FieldTypeRequiredNotes
request_digeststringno (documentation only)Must match the filename. The loader does not re-verify this, it's here for human review.
descriptionstringnoShort note on what flow this covers — makes grepping fixtures easier.
response.contentstringyes (if no tool_calls)The assistant's reply body. Plain text or markdown. Empty string is legal when tool_calls is set.
response.tool_callsarray | nullnoOpenAI tool-call shape: [{"id": "call_x", "type": "function", "function": {"name": "...", "arguments": "{...}"}}]. Arguments must be a JSON string, not an object.
response.finish_reasonstringno (defaults to "stop")Use "tool_calls" when returning tool calls, "length" to simulate truncation.
response.usage.prompt_tokensnumbernoUsed verbatim in the non-streaming envelope. Default: estimated from request messages.
response.usage.completion_tokensnumbernoDefault: estimated from content.

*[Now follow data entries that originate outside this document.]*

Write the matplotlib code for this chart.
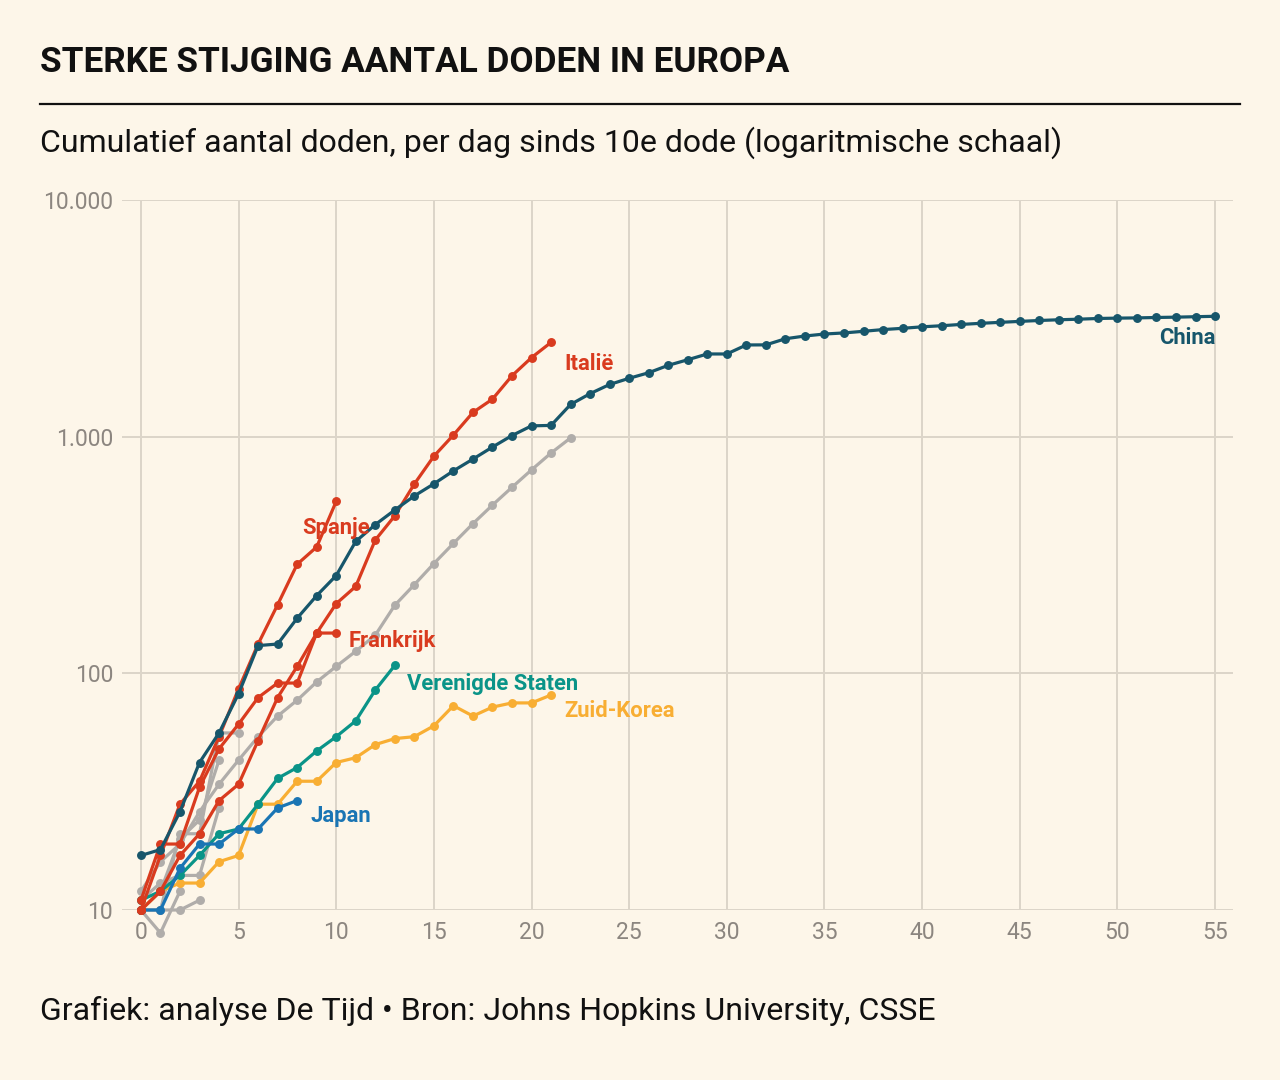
import matplotlib.pyplot as plt
from matplotlib.lines import Line2D
from matplotlib.ticker import FixedLocator, FuncFormatter

plt.rcParams['font.family'] = ['Roboto', 'DejaVu Sans']

BG = '#fdf6e9'
GRID = '#dcd5c9'
TICK = '#8c8680'

# cumulative deaths per day since the 10th death
china = [17, 18, 26, 42, 56, 82, 131, 133, 171, 213, 259, 361, 425, 490, 562,
         632, 717, 804, 904, 1011, 1111, 1116, 1368, 1520, 1662, 1765, 1863,
         2002, 2114, 2236, 2236, 2441, 2443, 2593, 2663, 2715, 2744, 2788,
         2835, 2870, 2912, 2943, 2981, 3013, 3042, 3070, 3097, 3119, 3136,
         3158, 3169, 3176, 3189, 3199, 3213, 3226]
italie = [10, 12, 17, 21, 29, 34, 52, 79, 107, 148, 197, 233, 366, 463, 631,
          827, 1016, 1266, 1441, 1809, 2158, 2503]
spanje = [10, 17, 28, 35, 54, 86, 133, 195, 289, 342, 533]
frankrijk = [11, 19, 19, 33, 48, 61, 79, 91, 91, 148, 148]
vs = [11, 12, 14, 17, 21, 22, 28, 36, 40, 47, 54, 63, 85, 108]
zuid_korea = [10, 12, 13, 13, 16, 17, 28, 28, 35, 35, 42, 44, 50, 53, 54, 60,
              73, 66, 72, 75, 75, 81]
japan = [10, 10, 15, 19, 19, 22, 22, 27, 29]

# other countries, drawn in grey without labels
iran = [12, 16, 19, 26, 34, 43, 54, 66, 77, 92, 107, 124, 145, 194, 237, 291,
        354, 429, 514, 611, 724, 853, 988]
verenigd_koninkrijk = [10, 10, 21, 21, 56, 56]
nederland = [10, 12, 20, 24, 43]
zwitserland = [11, 13, 14, 14, 27]
grijs_a = [10, 10, 10, 11]
grijs_b = [10, 8, 12]
zwart = [10]

grey_series = [iran, verenigd_koninkrijk, nederland, zwitserland, grijs_a, grijs_b]

# (values, colour, label, label offset in points, ha)
highlighted = [
    (zuid_korea, '#f8ae33', 'Zuid-Korea', (9.4, -11.5), 'left'),
    (vs, '#0a9488', 'Verenigde Staten', (8.6, -13.7), 'left'),
    (japan, '#1a75b4', 'Japan', (9.4, -10.8), 'left'),
    (frankrijk, '#d93b1f', 'Frankrijk', (8.6, -5.8), 'left'),
    (spanje, '#d93b1f', 'Spanje', (0, -19.4), 'center'),
    (italie, '#d93b1f', 'Italië', (9.4, -15.8), 'left'),
    (china, '#17566b', 'China', (0, -15.8), 'right'),
]

x_ticks = list(range(0, 56, 5))
y_ticks = [10, 100, 1000, 10000]


def dutch_int(v, pos=None):
    return f"{int(round(v)):,}".replace(',', '.')


fig = plt.figure(figsize=(12.8, 10.8), dpi=100, facecolor=BG)
ax = fig.add_axes([0.0953, 0.1574, 0.868, 0.6574])
ax.set_facecolor(BG)

style = dict(marker='o', ms=5.4, lw=2.3, clip_on=False,
             solid_joinstyle='round', solid_capstyle='round', zorder=3)

for vals in grey_series:
    ax.plot(range(len(vals)), vals, color='#b0adaa', **style)
ax.plot(range(len(zwart)), zwart, color='#1a1a1a', **style)

for vals, col, label, off, ha in highlighted:
    ax.plot(range(len(vals)), vals, color=col, **style)
    ax.annotate(label, xy=(len(vals) - 1, vals[-1]), xytext=off,
                textcoords='offset points', ha=ha, va='center',
                color=col, fontsize=15.8, fontweight='bold', zorder=5)

ax.set_yscale('log')
ax.set_ylim(10, 10000)
ax.set_xlim(-0.97, 55.92)
ax.yaxis.set_major_locator(FixedLocator(y_ticks))
ax.yaxis.set_minor_locator(FixedLocator([]))
ax.yaxis.set_major_formatter(FuncFormatter(dutch_int))
ax.xaxis.set_major_locator(FixedLocator(x_ticks))

ax.grid(True, which='major', color=GRID, lw=1.4, zorder=0)
ax.set_axisbelow(True)
for side in ax.spines.values():
    side.set_visible(False)
ax.tick_params(axis='both', length=0, labelsize=16.5, labelcolor=TICK)
ax.tick_params(axis='y', pad=6.5)
ax.tick_params(axis='x', pad=8)

fig.text(40 / 1280, 1 - 63 / 1080, 'STERKE STIJGING AANTAL DODEN IN EUROPA',
         fontsize=25.3, fontweight='bold', va='center', ha='left', color='#111111')
fig.add_artist(Line2D([40 / 1280, 1240 / 1280], [1 - 104 / 1080] * 2,
                      color='#111111', lw=1.6))
fig.text(40 / 1280, 1 - 143 / 1080,
         'Cumulatief aantal doden, per dag sinds 10e dode (logaritmische schaal)',
         fontsize=23, va='center', ha='left', color='#111111')
fig.text(40 / 1280, 1 - 1011 / 1080,
         'Grafiek: analyse De Tijd • Bron: Johns Hopkins University, CSSE',
         fontsize=23, va='center', ha='left', color='#111111')

fig.savefig('out.png', dpi=100, facecolor=BG)
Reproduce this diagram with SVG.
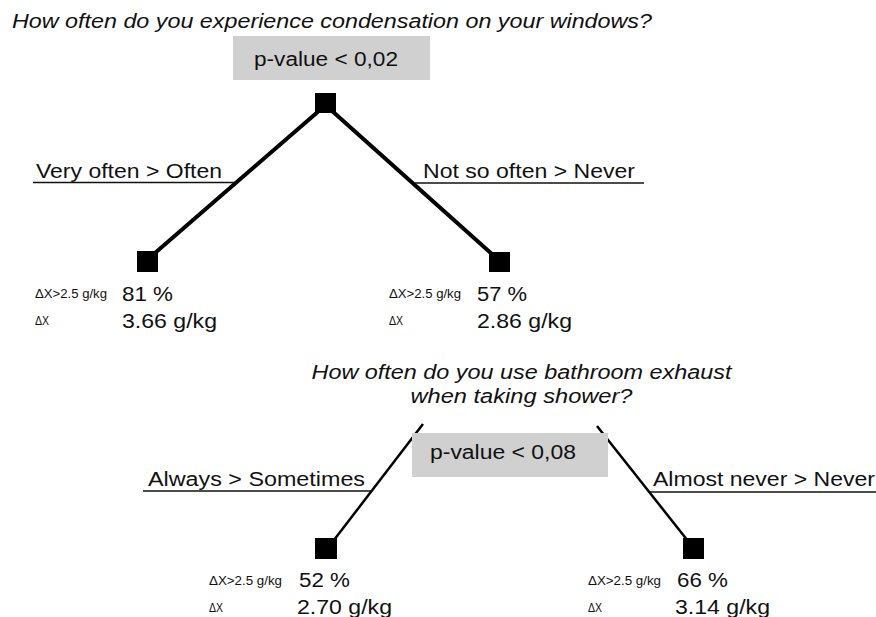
<svg xmlns="http://www.w3.org/2000/svg" width="876" height="617" viewBox="0 0 876 617">
<style>
text{font-family:"Liberation Sans",Arial,sans-serif;fill:#111;}
.q{font-size:20px;font-style:italic;}
.lab{font-size:20px;}
.big{font-size:20.5px;}
.sm{font-size:12px;}
.pbox{fill:#d0d0d0;}
.node{fill:#000;}
.thick{stroke:#000;stroke-width:4;fill:none;}
.thin{stroke:#000;stroke-width:2.5;fill:none;}
.ul{stroke:#111;stroke-width:1.6;fill:none;}
</style>
<rect width="876" height="617" fill="#fff"/>
<g id="connectors">
<line class="thick" x1="320" y1="110" x2="155" y2="253"/>
<line class="thick" x1="331" y1="110" x2="493" y2="255"/>
<line class="ul" x1="33" y1="182.5" x2="237" y2="182.5"/>
<line class="ul" x1="415" y1="183" x2="644" y2="183"/>
<line class="thin" x1="423" y1="424" x2="334" y2="540"/>
<line class="thin" x1="597" y1="426" x2="688" y2="541"/>
<line class="ul" x1="143" y1="491" x2="372" y2="491"/>
<line class="ul" x1="650" y1="492" x2="876" y2="492"/>
</g>
<g id="q1">
<text class="q" x="12" y="27.5" textLength="640" lengthAdjust="spacingAndGlyphs">How often do you experience condensation on your windows?</text>
</g>
<g id="p1">
<rect class="pbox" x="233" y="36" width="197" height="44"/>
<text class="lab" x="254" y="66" textLength="144" lengthAdjust="spacingAndGlyphs">p-value &lt; 0,02</text>
</g>
<g id="root1"><rect class="node" x="315" y="93" width="21" height="20"/></g>
<g id="branch1L"><text class="lab" x="36" y="178" textLength="186" lengthAdjust="spacingAndGlyphs">Very often &gt; Often</text></g>
<g id="branch1R"><text class="lab" x="423" y="178" textLength="212" lengthAdjust="spacingAndGlyphs">Not so often &gt; Never</text></g>
<g id="leaf1L">
<rect class="node" x="137" y="251" width="21" height="21"/>
<text class="sm" x="35" y="298" textLength="72" lengthAdjust="spacingAndGlyphs">ΔX&gt;2.5 g/kg</text>
<text class="big" x="122" y="301" textLength="51" lengthAdjust="spacingAndGlyphs">81 %</text>
<text class="sm" x="35" y="325" textLength="14" lengthAdjust="spacingAndGlyphs">ΔX</text>
<text class="big" x="122" y="328" textLength="95" lengthAdjust="spacingAndGlyphs">3.66 g/kg</text>
</g>
<g id="leaf1R">
<rect class="node" x="489" y="252" width="21" height="20"/>
<text class="sm" x="389" y="298" textLength="72" lengthAdjust="spacingAndGlyphs">ΔX&gt;2.5 g/kg</text>
<text class="big" x="477" y="301" textLength="50" lengthAdjust="spacingAndGlyphs">57 %</text>
<text class="sm" x="389" y="325" textLength="14" lengthAdjust="spacingAndGlyphs">ΔX</text>
<text class="big" x="477" y="328" textLength="95" lengthAdjust="spacingAndGlyphs">2.86 g/kg</text>
</g>
<g id="q2">
<text class="q" x="521.5" y="379" text-anchor="middle" textLength="420" lengthAdjust="spacingAndGlyphs">How often do you use bathroom exhaust</text>
<text class="q" x="521.5" y="403" text-anchor="middle" textLength="222" lengthAdjust="spacingAndGlyphs">when taking shower?</text>
</g>
<g id="p2">
<rect class="pbox" x="412" y="433" width="196" height="44"/>
<text class="lab" x="430" y="459" textLength="146" lengthAdjust="spacingAndGlyphs">p-value &lt; 0,08</text>
</g>
<g id="branch2L"><text class="lab" x="148" y="486" textLength="217" lengthAdjust="spacingAndGlyphs">Always &gt; Sometimes</text></g>
<g id="branch2R"><text class="lab" x="653" y="486" textLength="222" lengthAdjust="spacingAndGlyphs">Almost never &gt; Never</text></g>
<g id="leaf2L">
<rect class="node" x="315" y="538" width="22" height="21"/>
<text class="sm" x="209" y="585" textLength="73" lengthAdjust="spacingAndGlyphs">ΔX&gt;2.5 g/kg</text>
<text class="big" x="299" y="587" textLength="51" lengthAdjust="spacingAndGlyphs">52 %</text>
<text class="sm" x="209" y="612" textLength="14" lengthAdjust="spacingAndGlyphs">ΔX</text>
<text class="big" x="297" y="614" textLength="95" lengthAdjust="spacingAndGlyphs">2.70 g/kg</text>
</g>
<g id="leaf2R">
<rect class="node" x="683" y="538" width="21" height="21"/>
<text class="sm" x="588" y="585" textLength="73" lengthAdjust="spacingAndGlyphs">ΔX&gt;2.5 g/kg</text>
<text class="big" x="677" y="587" textLength="51" lengthAdjust="spacingAndGlyphs">66 %</text>
<text class="sm" x="588" y="612" textLength="14" lengthAdjust="spacingAndGlyphs">ΔX</text>
<text class="big" x="675" y="614" textLength="95" lengthAdjust="spacingAndGlyphs">3.14 g/kg</text>
</g>
</svg>
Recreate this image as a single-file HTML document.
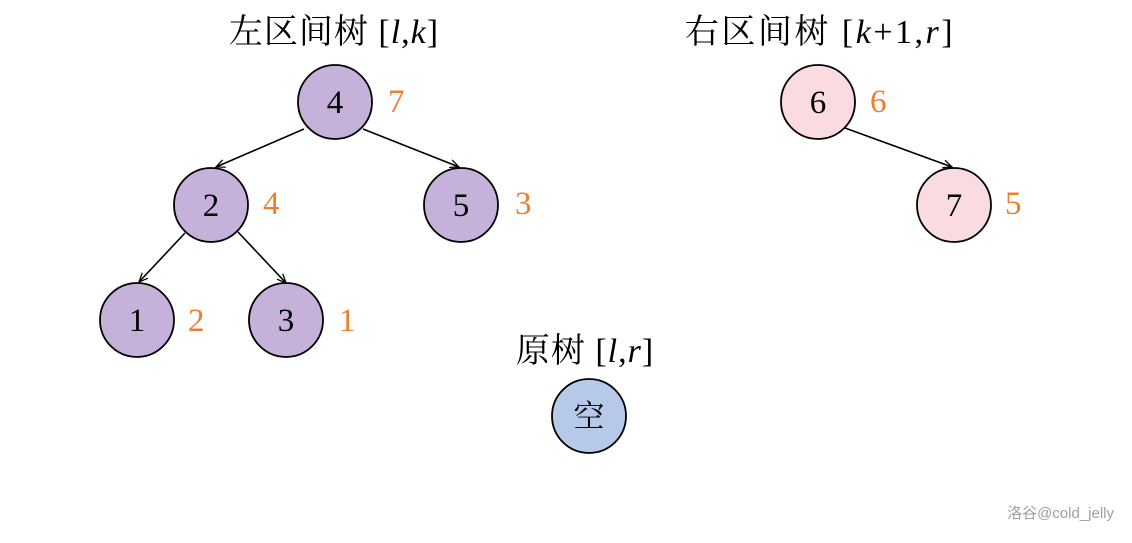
<!DOCTYPE html>
<html><head><meta charset="utf-8"><style>
body{margin:0;background:#fff;width:1132px;height:538px;overflow:hidden}
svg text{font-family:"Liberation Serif","Noto Serif CJK SC",serif}
</style></head><body>
<svg width="1132" height="538" viewBox="0 0 1132 538">
<defs><marker id="a" markerWidth="10" markerHeight="10" refX="9" refY="5" orient="auto" markerUnits="userSpaceOnUse"><path d="M0,1 L9,5 L0,9" fill="none" stroke="#000" stroke-width="1.3"/></marker></defs>
<g stroke="#000" stroke-width="1.6" marker-end="url(#a)">
<line x1="304" y1="129" x2="216" y2="167"/>
<line x1="363" y1="129" x2="459" y2="167"/>
<line x1="185" y1="233" x2="139" y2="282"/>
<line x1="238" y1="232" x2="286" y2="283"/>
<line x1="845" y1="128" x2="952" y2="167"/>
</g>
<g stroke="#000" stroke-width="1.8">
<circle cx="335" cy="102" r="37" fill="#c6b1da"/>
<circle cx="211" cy="205" r="37" fill="#c6b1da"/>
<circle cx="461" cy="205" r="37" fill="#c6b1da"/>
<circle cx="137" cy="320" r="37" fill="#c6b1da"/>
<circle cx="286" cy="320" r="37" fill="#c6b1da"/>
<circle cx="818" cy="102" r="37" fill="#f9dbe0"/>
<circle cx="954" cy="205" r="37" fill="#f9dbe0"/>
<circle cx="589" cy="416" r="37" fill="#b7c9e8"/>
</g>
<g font-size="33" text-anchor="middle" fill="#000">
<text x="335" y="113">4</text><text x="211" y="216">2</text><text x="461" y="216">5</text>
<text x="137" y="331">1</text><text x="286" y="331">3</text>
<text x="818" y="113">6</text><text x="954" y="216">7</text>
<text x="589" y="427" font-size="31">空</text>
</g>
<g font-size="33" fill="#ed7d31">
<text x="388" y="112">7</text><text x="263" y="214">4</text><text x="515" y="214">3</text>
<text x="188" y="331">2</text><text x="339" y="331">1</text>
<text x="870" y="112">6</text><text x="1005" y="214">5</text>
</g>
<g font-size="34" fill="#000" text-anchor="middle">
<text x="334" y="43" letter-spacing="1">左区间树 [<tspan font-style="italic">l</tspan>,<tspan font-style="italic">k</tspan>]</text>
<text x="820" y="43" letter-spacing="2.5">右区间树 [<tspan font-style="italic">k</tspan>+1,<tspan font-style="italic">r</tspan>]</text>
<text x="585" y="362" letter-spacing="1">原树 [<tspan font-style="italic">l</tspan>,<tspan font-style="italic">r</tspan>]</text>
</g>
<text x="1114" y="518" text-anchor="end" font-size="15" fill="#a0a0a0" style="font-family:'Liberation Sans','Noto Sans CJK SC',sans-serif">洛谷@cold_jelly</text>
</svg>
</body></html>
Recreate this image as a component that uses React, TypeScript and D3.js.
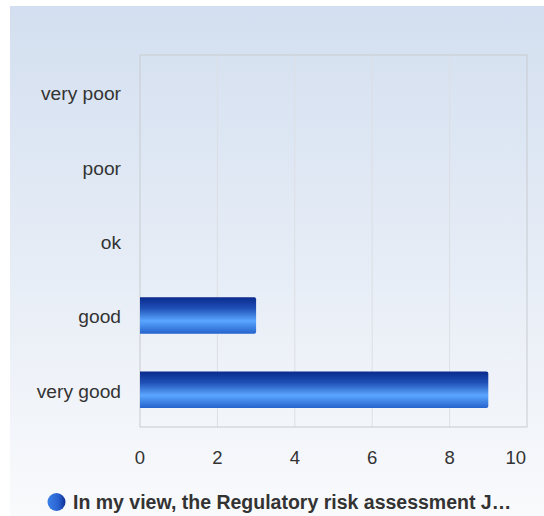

response.usage.total_tokens is always recomputed as the sum — do not set it.

Streaming behavior

The stub handles streaming vs non-streaming transparently for both content and tool-call fixtures:

  • Content fixtures are split into ~5 SSE deltas by character length. Only the last delta carries finish_reason.
  • Tool-call fixtures are emitted as a single delta containing the full tool_calls array, followed by a final empty delta carrying finish_reason.

No fixture change is needed to toggle between streaming and non-streaming; the app's stream=true flag alone controls it.

Tool-call example

json
{
  "request_digest": "abc123...",
  "description": "Agent calls the weather tool for 'weather in London?'",
  "response": {
    "content": "",
    "tool_calls": [
      {
        "id": "call_e2e_weather_1",
        "type": "function",
        "function": {
          "name": "get_weather",
          "arguments": "{\"city\":\"London\"}"
        }
      }
    ],
    "finish_reason": "tool_calls"
  }
}

Workflow for adding a fixture

  1. Run the failing e2e spec. Watch scripts/e2e/up.sh's log tail (or /tmp/docsgpt-e2e/mock_llm.log depending on how orchestration pipes it).
  2. Find the [mock-llm] unknown fixture hash <hash> warning and the request dump on the following line.
  3. Create mock_llm_fixtures/<hash>.json with the schema above.
  4. Re-run the spec — the warning should disappear and the spec should pass.
  5. Commit the fixture. Fixtures are checked into the repo so every developer and every CI run gets the same canned answers.

Determinism guarantees

  • Same request → same hash → same fixture → same response, always.
  • No time.time(), no random seeds, no environment dependence in the hash.
  • Embeddings are hash-seeded but never all-zero (the stub nudges the first component away from 0 if the seeded draw is near zero), so the vector store ingest path never rejects them.